▸ What you are asked to do
Retype the records below from their first line through the line holding "c_086_260, c_260_785, c_785_2371, c_2371_6526]", including both ends and no pictures.

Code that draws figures
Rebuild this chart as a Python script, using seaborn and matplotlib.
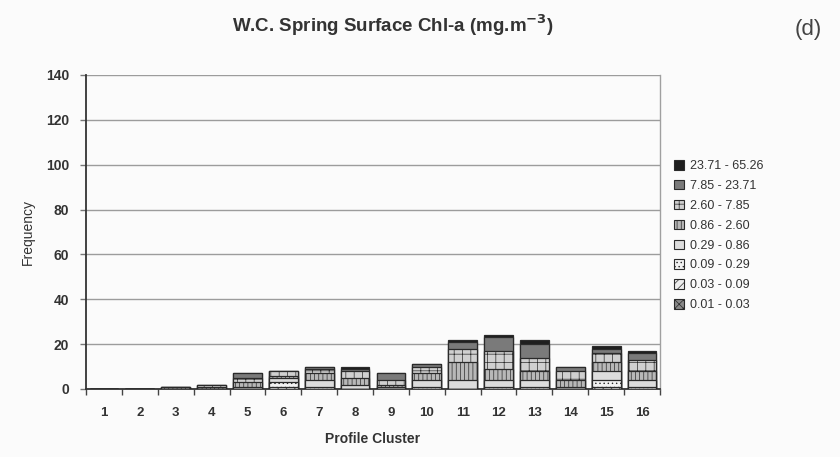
import matplotlib
matplotlib.use("Agg")
import matplotlib.pyplot as plt
from matplotlib.patches import Patch
import numpy as np
import pandas as pd
import seaborn as sns

# Profile clusters and concentration classes (mg.m-3), lowest class first
clusters = [str(i) for i in range(1, 17)]
classes = ["0.01 - 0.03", "0.03 - 0.09", "0.09 - 0.29", "0.29 - 0.86",
           "0.86 - 2.60", "2.60 - 7.85", "7.85 - 23.71", "23.71 - 65.26"]

# Frequency of each class within each cluster
c_001_003 = [0, 0, 0, 0, 0, 0, 0, 0, 0, 0, 0, 0, 0, 0, 0, 0]
c_003_009 = [0, 0, 0, 0, 0, 1, 0, 0, 0, 0, 0, 0, 0, 0, 1, 0]
c_009_029 = [0, 0, 0, 0, 0, 2, 1, 0, 0, 1, 0, 1, 1, 0, 3, 1]
c_029_086 = [0, 0, 0, 0, 1, 2, 3, 2, 1, 3, 4, 3, 3, 1, 4, 3]
c_086_260 = [0, 0, 1, 1, 2, 1, 3, 3, 1, 3, 8, 5, 4, 3, 4, 4]
c_260_785 = [0, 0, 0, 1, 2, 2, 2, 3, 2, 3, 6, 8, 6, 4, 4, 5]
c_785_2371 = [0, 0, 0, 0, 2, 0, 1, 1, 3, 1, 3, 6, 6, 2, 2, 3]
c_2371_6526 = [0, 0, 0, 0, 0, 0, 0, 1, 0, 0, 1, 1, 2, 0, 1, 1]

layers = [c_001_003, c_003_009, c_009_029, c_029_086,
          c_086_260, c_260_785, c_785_2371, c_2371_6526]

# Fill / hatch style per class, lowest class first
fills = ["#8a8a8a", "#eeeeee", "#f2f2f2", "#dcdcdc",
         "#b8b8b8", "#d0d0d0", "#7a7a7a", "#1e1e1e"]
hatches = ["xxxx", "////", "....", "", "||||", "++", "", ""]

sns.set_theme(style="white")
plt.rcParams["font.family"] = ["Liberation Sans", "DejaVu Sans"]
plt.rcParams["hatch.linewidth"] = 0.5

fig = plt.figure(figsize=(8.4, 4.57), dpi=100)
fig.patch.set_facecolor("#fbfbfb")
ax = fig.add_axes([0.1024, 0.1488, 0.6833, 0.6871])
ax.set_facecolor("#fbfbfb")

# Stacked bars: draw cumulative totals from the top class down
cum = np.cumsum(np.array(layers), axis=0)
for i in range(len(layers) - 1, -1, -1):
    df = pd.DataFrame({"cluster": clusters, "freq": cum[i]})
    sns.barplot(data=df, x="cluster", y="freq", order=clusters, ax=ax,
                color=fills[i], saturation=1, width=0.8, hatch=hatches[i],
                edgecolor="#2a2a2a", linewidth=0.9, zorder=3)

ax.set_ylim(0, 140)
ax.set_xlim(-0.5, 15.5)
ax.set_yticks(range(0, 141, 20))
ax.yaxis.grid(True, color="#9c9c9c", linewidth=1.0, zorder=0)
ax.set_axisbelow(True)

# Category labels at bar centres, tick marks between clusters
ax.set_xticks(range(16))
ax.set_xticklabels(clusters, fontsize=9.5, fontweight="bold", color="#333333")
ax.set_xticks(np.arange(-0.5, 16, 1), minor=True)
ax.tick_params(axis="x", which="major", length=0, pad=13)
ax.tick_params(axis="x", which="minor", length=4, width=1, color="#444444",
               direction="out", bottom=True)
ax.tick_params(axis="y", length=4, width=1, color="#777777", left=True,
               labelsize=10, pad=8, labelcolor="#333333")
for lab in ax.get_yticklabels():
    lab.set_fontweight("bold")

ax.spines["top"].set_visible(False)
ax.spines["right"].set_color("#a0a0a0")
ax.spines["right"].set_linewidth(1.0)
ax.spines["left"].set_color("#333333")
ax.spines["left"].set_linewidth(1.3)
ax.spines["bottom"].set_color("#333333")
ax.spines["bottom"].set_linewidth(1.3)

ax.set_xlabel("Profile Cluster", fontsize=10, fontweight="bold",
              color="#333333", labelpad=9)
ax.set_ylabel("Frequency", fontsize=10, color="#333333", labelpad=8)

fig.text(232 / 840, 1 - 25 / 457,
         "W.C. Spring Surface Chl-a (mg.m$^{\\mathbf{-3}}$)",
         ha="left", va="center", fontsize=13.5, fontweight="bold",
         color="#333333")
fig.text(808 / 840, 1 - 30 / 457, "(d)", ha="center", va="center",
         fontsize=16, color="#444444")

# Legend: highest class on top
handles = [Patch(facecolor=fills[i], hatch=hatches[i], edgecolor="#2a2a2a",
                 linewidth=0.8, label=classes[i])
           for i in range(len(classes) - 1, -1, -1)]
fig.legend(handles=handles, loc="upper left",
           bbox_to_anchor=(669 / 840, 1 - 155 / 457), frameon=False,
           fontsize=9, handlelength=0.8, handleheight=0.8,
           handletextpad=0.5, labelspacing=0.62, borderaxespad=0,
           labelcolor="#333333")

fig.savefig("out.png", dpi=100, facecolor=fig.get_facecolor())
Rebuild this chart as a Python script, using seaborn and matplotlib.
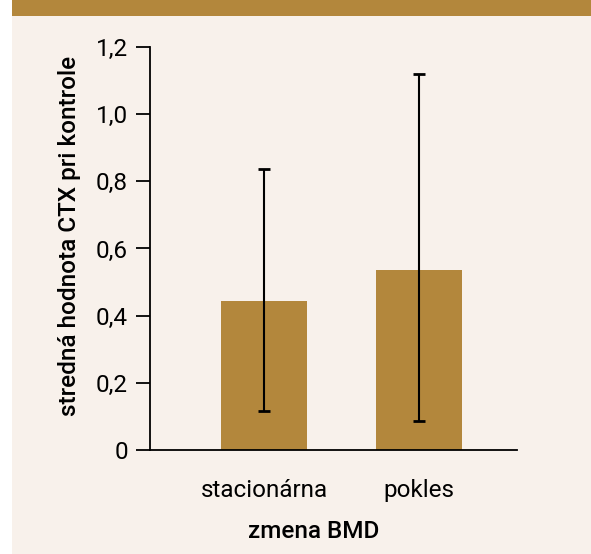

▸ Solution below
Rebuild this chart as a Python script, using seaborn and matplotlib.
import matplotlib
matplotlib.use("Agg")
import matplotlib.pyplot as plt
from matplotlib.patches import Patch
import numpy as np
import pandas as pd
import seaborn as sns

# Profile clusters and concentration classes (mg.m-3), lowest class first
clusters = [str(i) for i in range(1, 17)]
classes = ["0.01 - 0.03", "0.03 - 0.09", "0.09 - 0.29", "0.29 - 0.86",
           "0.86 - 2.60", "2.60 - 7.85", "7.85 - 23.71", "23.71 - 65.26"]

# Frequency of each class within each cluster
c_001_003 = [0, 0, 0, 0, 0, 0, 0, 0, 0, 0, 0, 0, 0, 0, 0, 0]
c_003_009 = [0, 0, 0, 0, 0, 1, 0, 0, 0, 0, 0, 0, 0, 0, 1, 0]
c_009_029 = [0, 0, 0, 0, 0, 2, 1, 0, 0, 1, 0, 1, 1, 0, 3, 1]
c_029_086 = [0, 0, 0, 0, 1, 2, 3, 2, 1, 3, 4, 3, 3, 1, 4, 3]
c_086_260 = [0, 0, 1, 1, 2, 1, 3, 3, 1, 3, 8, 5, 4, 3, 4, 4]
c_260_785 = [0, 0, 0, 1, 2, 2, 2, 3, 2, 3, 6, 8, 6, 4, 4, 5]
c_785_2371 = [0, 0, 0, 0, 2, 0, 1, 1, 3, 1, 3, 6, 6, 2, 2, 3]
c_2371_6526 = [0, 0, 0, 0, 0, 0, 0, 1, 0, 0, 1, 1, 2, 0, 1, 1]

layers = [c_001_003, c_003_009, c_009_029, c_029_086,
          c_086_260, c_260_785, c_785_2371, c_2371_6526]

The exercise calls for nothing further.